Ses cinq filles, dans le très bel hommage qu’elles lui ont rendu lors de ses obsèques en l’église Saint-Paul de Genève, ont rappelé avec justesse et reconnaissance la passion protéiforme de leur père pour le savoir et sa transmission, mieux encore : son partage. De fait, ce patron avisé qui avait su développer et moderniser l’entreprise familiale durant deux décennies pour le moins fertiles en défis et en embûches conjoncturelles, ce collectionneur inspiré et réputé d’art contemporain et d’œuvres de design, était aussi et peut-être surtout un homme de culture, qui consacrait la presque totalité de son temps libre à la découverte, à la recherche de connaissance et de vérité. S’il était discret à propos de ses collections – appréciant l’idée exprimée par Guitry de « collectionneur placard », par opposition au « collectionneur vitrine » – et pudique en ce qui concernait sa foi catholique, TBM luttait au grand jour et avec énergie contre la tendance de l’être humain à vouloir « reconnaître et non découvrir », un constat irritant qu’avait fait avant lui son père Jean Paul.

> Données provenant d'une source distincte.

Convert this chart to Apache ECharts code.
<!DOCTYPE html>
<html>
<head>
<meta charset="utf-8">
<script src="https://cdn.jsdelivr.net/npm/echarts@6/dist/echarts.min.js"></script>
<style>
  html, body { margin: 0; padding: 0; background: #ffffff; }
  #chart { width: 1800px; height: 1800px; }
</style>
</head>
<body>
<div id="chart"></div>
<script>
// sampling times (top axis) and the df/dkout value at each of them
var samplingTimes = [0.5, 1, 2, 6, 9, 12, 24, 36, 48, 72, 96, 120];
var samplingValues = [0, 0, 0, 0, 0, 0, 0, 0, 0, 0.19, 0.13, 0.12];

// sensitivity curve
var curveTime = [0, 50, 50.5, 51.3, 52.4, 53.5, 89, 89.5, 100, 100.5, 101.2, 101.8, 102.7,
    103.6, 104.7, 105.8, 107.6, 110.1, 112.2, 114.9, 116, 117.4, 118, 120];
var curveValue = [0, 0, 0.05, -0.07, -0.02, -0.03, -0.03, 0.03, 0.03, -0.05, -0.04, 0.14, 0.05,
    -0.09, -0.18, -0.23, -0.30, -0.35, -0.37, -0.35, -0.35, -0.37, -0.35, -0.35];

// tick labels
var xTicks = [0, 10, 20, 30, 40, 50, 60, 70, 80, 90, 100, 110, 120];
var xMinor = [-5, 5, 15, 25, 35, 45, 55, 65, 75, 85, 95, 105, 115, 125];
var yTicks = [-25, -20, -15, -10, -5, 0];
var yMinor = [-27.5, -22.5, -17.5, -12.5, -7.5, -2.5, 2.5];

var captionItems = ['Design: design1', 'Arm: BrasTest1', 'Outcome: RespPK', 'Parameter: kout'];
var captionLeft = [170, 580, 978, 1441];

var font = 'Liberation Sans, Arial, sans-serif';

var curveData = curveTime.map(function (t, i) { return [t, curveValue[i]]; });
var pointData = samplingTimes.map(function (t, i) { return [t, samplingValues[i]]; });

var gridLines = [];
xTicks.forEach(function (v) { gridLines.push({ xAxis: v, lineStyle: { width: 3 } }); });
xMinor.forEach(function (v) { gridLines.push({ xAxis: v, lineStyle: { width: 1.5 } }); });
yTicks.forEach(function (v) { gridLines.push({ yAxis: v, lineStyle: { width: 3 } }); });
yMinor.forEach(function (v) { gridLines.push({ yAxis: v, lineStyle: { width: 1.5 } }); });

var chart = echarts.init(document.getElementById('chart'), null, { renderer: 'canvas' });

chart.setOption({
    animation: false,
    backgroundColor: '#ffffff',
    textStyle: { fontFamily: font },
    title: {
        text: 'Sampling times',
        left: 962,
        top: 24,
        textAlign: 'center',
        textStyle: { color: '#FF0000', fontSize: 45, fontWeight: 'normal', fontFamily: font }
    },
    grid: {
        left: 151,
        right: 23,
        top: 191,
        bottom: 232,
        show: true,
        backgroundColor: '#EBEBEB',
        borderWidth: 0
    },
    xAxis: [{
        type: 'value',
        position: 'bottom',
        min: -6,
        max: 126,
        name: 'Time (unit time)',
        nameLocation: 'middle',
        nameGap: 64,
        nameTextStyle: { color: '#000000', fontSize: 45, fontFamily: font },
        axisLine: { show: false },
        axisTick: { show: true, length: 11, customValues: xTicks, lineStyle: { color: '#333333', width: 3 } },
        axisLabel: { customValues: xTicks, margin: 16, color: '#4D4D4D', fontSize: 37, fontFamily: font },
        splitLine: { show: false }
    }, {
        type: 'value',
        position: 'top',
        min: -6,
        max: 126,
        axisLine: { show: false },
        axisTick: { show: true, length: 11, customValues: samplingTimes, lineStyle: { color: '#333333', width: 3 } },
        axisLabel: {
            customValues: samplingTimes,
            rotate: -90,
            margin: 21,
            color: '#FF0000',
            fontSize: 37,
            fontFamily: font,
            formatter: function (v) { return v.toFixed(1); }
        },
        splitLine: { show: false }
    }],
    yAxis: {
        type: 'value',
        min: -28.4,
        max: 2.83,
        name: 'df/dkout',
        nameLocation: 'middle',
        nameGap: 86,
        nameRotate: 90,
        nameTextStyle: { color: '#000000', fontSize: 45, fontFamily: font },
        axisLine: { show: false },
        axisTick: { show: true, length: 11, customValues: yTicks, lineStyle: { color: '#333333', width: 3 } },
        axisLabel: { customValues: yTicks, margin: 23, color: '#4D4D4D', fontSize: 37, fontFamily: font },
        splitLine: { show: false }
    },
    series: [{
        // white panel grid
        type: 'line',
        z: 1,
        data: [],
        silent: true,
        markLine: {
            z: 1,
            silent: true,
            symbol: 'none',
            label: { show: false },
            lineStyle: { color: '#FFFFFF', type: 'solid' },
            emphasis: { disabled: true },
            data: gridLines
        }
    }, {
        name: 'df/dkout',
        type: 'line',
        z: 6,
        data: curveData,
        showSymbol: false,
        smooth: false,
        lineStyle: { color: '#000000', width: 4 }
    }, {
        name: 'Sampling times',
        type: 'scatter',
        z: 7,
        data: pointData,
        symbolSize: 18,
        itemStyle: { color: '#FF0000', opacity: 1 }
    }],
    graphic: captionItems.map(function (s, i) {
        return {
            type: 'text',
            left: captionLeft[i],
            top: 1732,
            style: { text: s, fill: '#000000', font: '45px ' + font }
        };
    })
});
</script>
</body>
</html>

Il luttait avec énergie contre la tendance de l’être humain à vouloir «  reconnaître et non découvrir »

Ses filles l’ont également dit : elles ont eu le privilège d’être élevées et non simplement éduquées. Une enfance jalonnée de lectures, de voyages, de visites, de concerts, de rencontres de tant d’artistes ou de penseurs, de tant de discussions enrichissantes… La famille, les proches et bon nombre de ses collaborateurs ont aussi été entraînés dans ce tourbillon culturel, dans cette énergie stimulante qui ne les laissait jamais tomber dans une quelconque routine. Nulle prétention professorale, néanmoins, chez TBM : le respect, l’écoute et la bienveillance régnaient sur toutes ses relations humaines. À vrai dire, même ses coups de colère ou ses manifestations d’humeur répondaient à une sorte de protocole éthique, à tel point qu’il lui arrivait de les annoncer à l’avance !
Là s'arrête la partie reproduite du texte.